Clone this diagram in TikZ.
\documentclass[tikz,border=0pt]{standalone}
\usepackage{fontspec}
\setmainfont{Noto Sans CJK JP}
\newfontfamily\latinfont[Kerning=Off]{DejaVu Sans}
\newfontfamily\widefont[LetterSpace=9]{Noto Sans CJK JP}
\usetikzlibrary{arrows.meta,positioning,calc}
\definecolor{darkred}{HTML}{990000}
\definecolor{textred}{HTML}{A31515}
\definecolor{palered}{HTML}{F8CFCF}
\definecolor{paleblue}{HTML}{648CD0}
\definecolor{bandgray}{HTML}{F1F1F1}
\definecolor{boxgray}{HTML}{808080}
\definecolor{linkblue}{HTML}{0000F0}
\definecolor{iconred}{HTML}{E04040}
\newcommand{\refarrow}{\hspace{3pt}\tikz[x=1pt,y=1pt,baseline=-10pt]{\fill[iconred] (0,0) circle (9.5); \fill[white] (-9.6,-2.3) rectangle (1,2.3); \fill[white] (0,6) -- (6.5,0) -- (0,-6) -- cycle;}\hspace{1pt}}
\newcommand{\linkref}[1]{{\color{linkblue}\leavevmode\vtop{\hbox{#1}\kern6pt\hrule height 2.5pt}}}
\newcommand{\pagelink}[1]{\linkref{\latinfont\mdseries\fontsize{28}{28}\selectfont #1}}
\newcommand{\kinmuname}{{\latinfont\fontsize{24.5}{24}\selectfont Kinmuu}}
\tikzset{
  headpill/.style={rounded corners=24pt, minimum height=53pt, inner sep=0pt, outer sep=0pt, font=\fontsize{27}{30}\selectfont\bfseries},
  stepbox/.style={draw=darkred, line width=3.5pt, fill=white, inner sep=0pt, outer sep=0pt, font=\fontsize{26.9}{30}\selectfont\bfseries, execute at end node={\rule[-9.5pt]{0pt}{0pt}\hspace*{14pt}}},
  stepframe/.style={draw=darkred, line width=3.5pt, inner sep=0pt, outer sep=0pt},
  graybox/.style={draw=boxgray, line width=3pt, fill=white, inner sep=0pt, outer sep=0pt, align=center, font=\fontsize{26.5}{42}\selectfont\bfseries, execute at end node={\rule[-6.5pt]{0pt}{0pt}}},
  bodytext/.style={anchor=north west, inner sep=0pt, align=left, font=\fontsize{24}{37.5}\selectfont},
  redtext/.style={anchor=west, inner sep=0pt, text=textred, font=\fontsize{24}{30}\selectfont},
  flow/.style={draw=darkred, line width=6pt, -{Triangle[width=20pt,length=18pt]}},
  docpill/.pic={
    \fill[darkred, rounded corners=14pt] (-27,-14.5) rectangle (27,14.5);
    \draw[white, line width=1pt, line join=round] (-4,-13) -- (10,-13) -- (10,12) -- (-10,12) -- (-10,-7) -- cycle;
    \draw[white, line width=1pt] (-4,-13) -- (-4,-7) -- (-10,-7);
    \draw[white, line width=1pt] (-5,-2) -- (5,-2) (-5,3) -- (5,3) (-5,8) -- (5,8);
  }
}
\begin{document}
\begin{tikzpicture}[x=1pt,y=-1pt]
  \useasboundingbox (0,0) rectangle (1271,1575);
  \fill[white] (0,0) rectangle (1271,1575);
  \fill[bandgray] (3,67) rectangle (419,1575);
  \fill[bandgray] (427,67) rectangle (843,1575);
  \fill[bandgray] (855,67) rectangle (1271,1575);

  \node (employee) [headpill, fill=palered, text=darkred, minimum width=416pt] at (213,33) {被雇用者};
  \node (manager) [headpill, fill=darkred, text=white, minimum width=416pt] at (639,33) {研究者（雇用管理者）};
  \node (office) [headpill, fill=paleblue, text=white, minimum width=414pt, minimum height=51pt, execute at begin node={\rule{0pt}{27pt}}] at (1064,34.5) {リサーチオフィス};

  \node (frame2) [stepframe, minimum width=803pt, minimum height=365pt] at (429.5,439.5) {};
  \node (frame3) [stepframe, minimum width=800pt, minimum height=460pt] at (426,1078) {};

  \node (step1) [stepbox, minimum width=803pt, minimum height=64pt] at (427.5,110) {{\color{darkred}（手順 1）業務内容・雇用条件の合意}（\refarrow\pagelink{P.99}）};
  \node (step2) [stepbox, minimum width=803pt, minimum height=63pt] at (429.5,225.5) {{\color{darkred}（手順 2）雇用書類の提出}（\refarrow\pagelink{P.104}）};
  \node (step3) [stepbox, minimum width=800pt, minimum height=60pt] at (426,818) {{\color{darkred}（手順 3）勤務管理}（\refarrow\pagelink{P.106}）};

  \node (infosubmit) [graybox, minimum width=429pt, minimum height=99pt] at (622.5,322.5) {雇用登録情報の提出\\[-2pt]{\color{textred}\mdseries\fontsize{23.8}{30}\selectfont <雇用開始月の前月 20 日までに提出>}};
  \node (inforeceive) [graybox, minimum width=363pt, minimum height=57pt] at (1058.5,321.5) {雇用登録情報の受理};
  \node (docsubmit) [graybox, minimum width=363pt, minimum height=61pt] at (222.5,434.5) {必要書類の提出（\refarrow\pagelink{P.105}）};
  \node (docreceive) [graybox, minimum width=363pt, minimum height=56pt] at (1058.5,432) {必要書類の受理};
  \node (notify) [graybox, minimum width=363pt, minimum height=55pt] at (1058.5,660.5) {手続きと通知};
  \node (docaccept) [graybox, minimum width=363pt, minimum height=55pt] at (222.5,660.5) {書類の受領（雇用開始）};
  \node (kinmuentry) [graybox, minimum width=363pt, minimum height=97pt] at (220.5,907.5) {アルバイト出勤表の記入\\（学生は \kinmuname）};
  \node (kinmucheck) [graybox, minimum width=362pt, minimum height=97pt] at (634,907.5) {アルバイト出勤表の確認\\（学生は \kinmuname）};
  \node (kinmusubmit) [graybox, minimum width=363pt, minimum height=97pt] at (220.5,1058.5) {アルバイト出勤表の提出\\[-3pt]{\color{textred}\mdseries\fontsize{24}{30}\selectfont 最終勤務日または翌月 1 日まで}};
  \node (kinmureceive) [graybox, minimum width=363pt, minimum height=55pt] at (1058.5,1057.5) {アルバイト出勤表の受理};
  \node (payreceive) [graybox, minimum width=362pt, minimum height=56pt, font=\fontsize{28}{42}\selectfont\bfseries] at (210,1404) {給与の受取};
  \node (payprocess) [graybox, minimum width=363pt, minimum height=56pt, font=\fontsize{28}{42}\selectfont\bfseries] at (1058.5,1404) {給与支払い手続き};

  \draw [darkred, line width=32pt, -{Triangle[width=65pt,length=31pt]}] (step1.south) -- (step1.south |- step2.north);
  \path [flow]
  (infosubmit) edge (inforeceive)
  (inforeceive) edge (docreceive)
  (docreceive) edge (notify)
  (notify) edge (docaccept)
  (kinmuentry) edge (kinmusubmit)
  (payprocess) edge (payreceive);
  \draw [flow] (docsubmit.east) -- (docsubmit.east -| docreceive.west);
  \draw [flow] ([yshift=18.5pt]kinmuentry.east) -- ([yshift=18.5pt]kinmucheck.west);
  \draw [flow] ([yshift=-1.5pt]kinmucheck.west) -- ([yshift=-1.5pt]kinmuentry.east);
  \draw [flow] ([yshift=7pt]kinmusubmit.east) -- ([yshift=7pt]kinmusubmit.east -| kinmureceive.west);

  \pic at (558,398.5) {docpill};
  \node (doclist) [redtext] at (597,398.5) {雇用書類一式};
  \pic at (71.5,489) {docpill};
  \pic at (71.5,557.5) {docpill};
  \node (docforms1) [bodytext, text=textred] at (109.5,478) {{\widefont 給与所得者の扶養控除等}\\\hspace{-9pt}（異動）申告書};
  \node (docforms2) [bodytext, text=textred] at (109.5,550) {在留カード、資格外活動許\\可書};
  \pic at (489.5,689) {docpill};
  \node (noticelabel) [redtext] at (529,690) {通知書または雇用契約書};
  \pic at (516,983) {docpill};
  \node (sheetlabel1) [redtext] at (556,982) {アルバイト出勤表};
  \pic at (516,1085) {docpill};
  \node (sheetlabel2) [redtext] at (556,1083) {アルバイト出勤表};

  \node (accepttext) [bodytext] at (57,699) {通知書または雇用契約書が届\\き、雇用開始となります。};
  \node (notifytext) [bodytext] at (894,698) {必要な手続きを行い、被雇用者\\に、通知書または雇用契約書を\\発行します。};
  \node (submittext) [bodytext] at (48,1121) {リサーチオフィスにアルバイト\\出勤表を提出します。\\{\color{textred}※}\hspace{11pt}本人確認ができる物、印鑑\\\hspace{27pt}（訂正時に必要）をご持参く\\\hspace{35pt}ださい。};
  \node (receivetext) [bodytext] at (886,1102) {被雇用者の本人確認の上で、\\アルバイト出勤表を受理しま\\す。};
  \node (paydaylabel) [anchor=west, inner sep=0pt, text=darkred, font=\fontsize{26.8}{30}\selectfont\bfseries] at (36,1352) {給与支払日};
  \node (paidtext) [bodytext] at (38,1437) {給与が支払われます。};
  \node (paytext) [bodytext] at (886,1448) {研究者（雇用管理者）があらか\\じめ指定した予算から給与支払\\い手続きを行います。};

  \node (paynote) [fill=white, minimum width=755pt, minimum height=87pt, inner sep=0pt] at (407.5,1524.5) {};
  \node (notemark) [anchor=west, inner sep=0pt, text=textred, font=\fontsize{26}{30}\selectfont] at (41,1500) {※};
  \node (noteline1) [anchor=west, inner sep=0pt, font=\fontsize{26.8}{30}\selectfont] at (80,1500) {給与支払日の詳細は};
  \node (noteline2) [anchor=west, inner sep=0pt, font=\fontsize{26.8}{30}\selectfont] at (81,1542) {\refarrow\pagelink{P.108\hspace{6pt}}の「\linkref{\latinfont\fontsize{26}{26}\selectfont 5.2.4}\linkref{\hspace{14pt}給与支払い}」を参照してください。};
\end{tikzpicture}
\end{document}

----------

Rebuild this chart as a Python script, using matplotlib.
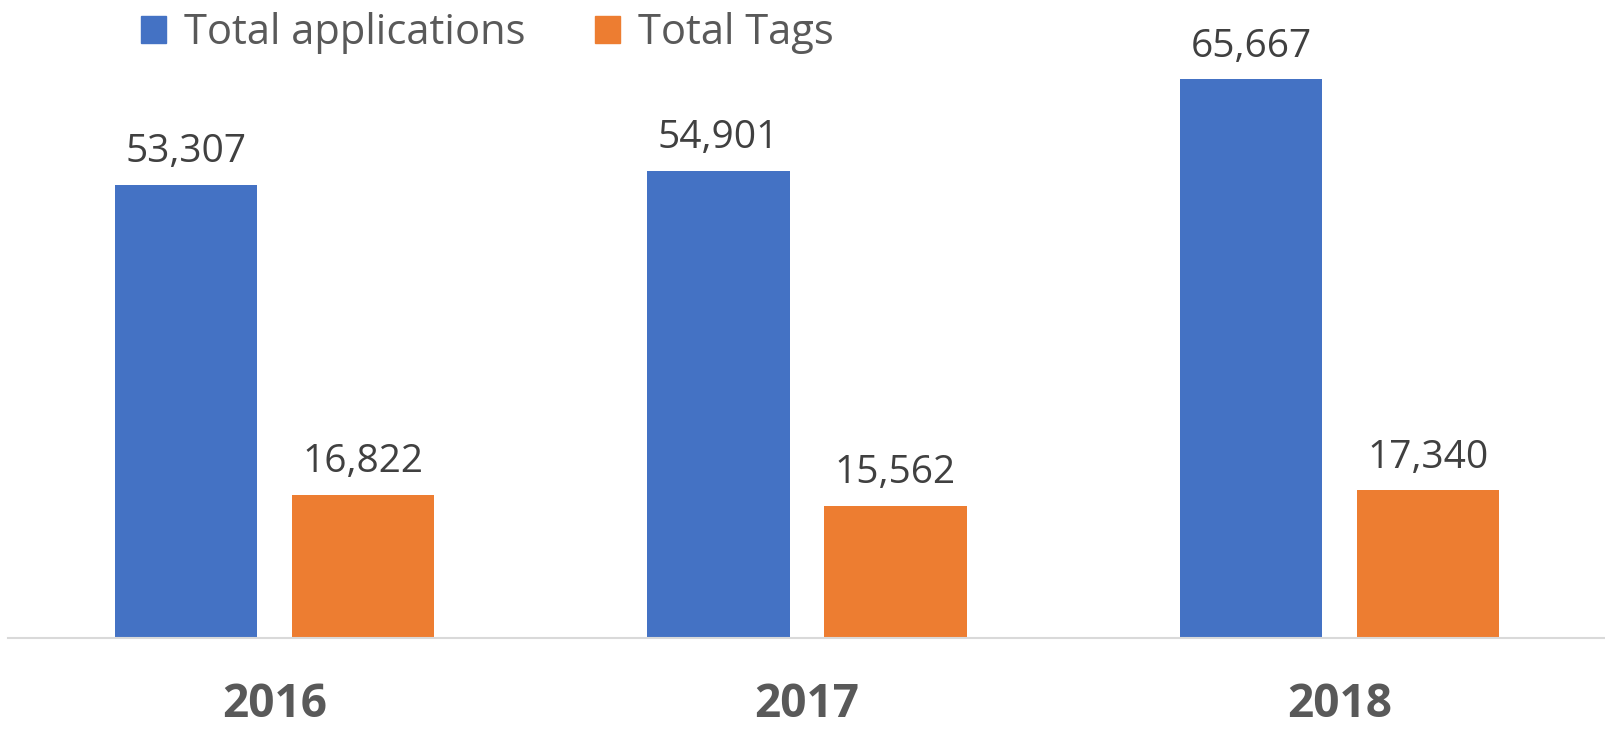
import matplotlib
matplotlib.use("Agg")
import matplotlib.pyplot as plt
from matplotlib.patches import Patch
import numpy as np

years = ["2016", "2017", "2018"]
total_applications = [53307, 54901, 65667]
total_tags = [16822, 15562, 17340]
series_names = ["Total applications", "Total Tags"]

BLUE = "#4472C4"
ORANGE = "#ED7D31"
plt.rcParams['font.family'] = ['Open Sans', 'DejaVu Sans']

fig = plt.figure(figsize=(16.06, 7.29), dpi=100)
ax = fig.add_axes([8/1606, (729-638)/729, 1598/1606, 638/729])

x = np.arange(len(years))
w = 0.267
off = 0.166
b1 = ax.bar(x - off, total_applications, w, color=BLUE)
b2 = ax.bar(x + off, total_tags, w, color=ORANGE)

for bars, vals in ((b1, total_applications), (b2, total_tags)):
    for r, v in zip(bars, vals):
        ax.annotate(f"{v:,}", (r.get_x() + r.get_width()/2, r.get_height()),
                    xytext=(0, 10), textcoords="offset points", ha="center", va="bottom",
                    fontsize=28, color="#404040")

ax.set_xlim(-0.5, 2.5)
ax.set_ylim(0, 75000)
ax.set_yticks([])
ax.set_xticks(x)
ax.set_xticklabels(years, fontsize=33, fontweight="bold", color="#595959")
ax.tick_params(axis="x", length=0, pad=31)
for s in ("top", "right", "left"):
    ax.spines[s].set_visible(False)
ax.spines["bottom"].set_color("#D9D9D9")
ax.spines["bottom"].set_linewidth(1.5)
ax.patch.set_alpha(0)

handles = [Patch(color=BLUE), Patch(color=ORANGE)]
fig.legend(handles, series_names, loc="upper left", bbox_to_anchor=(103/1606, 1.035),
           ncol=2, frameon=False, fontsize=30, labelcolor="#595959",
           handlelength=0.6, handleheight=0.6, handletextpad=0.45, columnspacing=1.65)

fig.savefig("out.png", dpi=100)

----------

# Exercise
Pictures stay out: repeat exactly only the lines from the one with "Rebuild this chart" through the one with "ax.patch.set_alpha(0)".

# The answer
Rebuild this chart as a Python script, using matplotlib.
import matplotlib
matplotlib.use("Agg")
import matplotlib.pyplot as plt
from matplotlib.patches import Patch
import numpy as np

years = ["2016", "2017", "2018"]
total_applications = [53307, 54901, 65667]
total_tags = [16822, 15562, 17340]
series_names = ["Total applications", "Total Tags"]

BLUE = "#4472C4"
ORANGE = "#ED7D31"
plt.rcParams['font.family'] = ['Open Sans', 'DejaVu Sans']

fig = plt.figure(figsize=(16.06, 7.29), dpi=100)
ax = fig.add_axes([8/1606, (729-638)/729, 1598/1606, 638/729])

x = np.arange(len(years))
w = 0.267
off = 0.166
b1 = ax.bar(x - off, total_applications, w, color=BLUE)
b2 = ax.bar(x + off, total_tags, w, color=ORANGE)

for bars, vals in ((b1, total_applications), (b2, total_tags)):
    for r, v in zip(bars, vals):
        ax.annotate(f"{v:,}", (r.get_x() + r.get_width()/2, r.get_height()),
                    xytext=(0, 10), textcoords="offset points", ha="center", va="bottom",
                    fontsize=28, color="#404040")

ax.set_xlim(-0.5, 2.5)
ax.set_ylim(0, 75000)
ax.set_yticks([])
ax.set_xticks(x)
ax.set_xticklabels(years, fontsize=33, fontweight="bold", color="#595959")
ax.tick_params(axis="x", length=0, pad=31)
for s in ("top", "right", "left"):
    ax.spines[s].set_visible(False)
ax.spines["bottom"].set_color("#D9D9D9")
ax.spines["bottom"].set_linewidth(1.5)
ax.patch.set_alpha(0)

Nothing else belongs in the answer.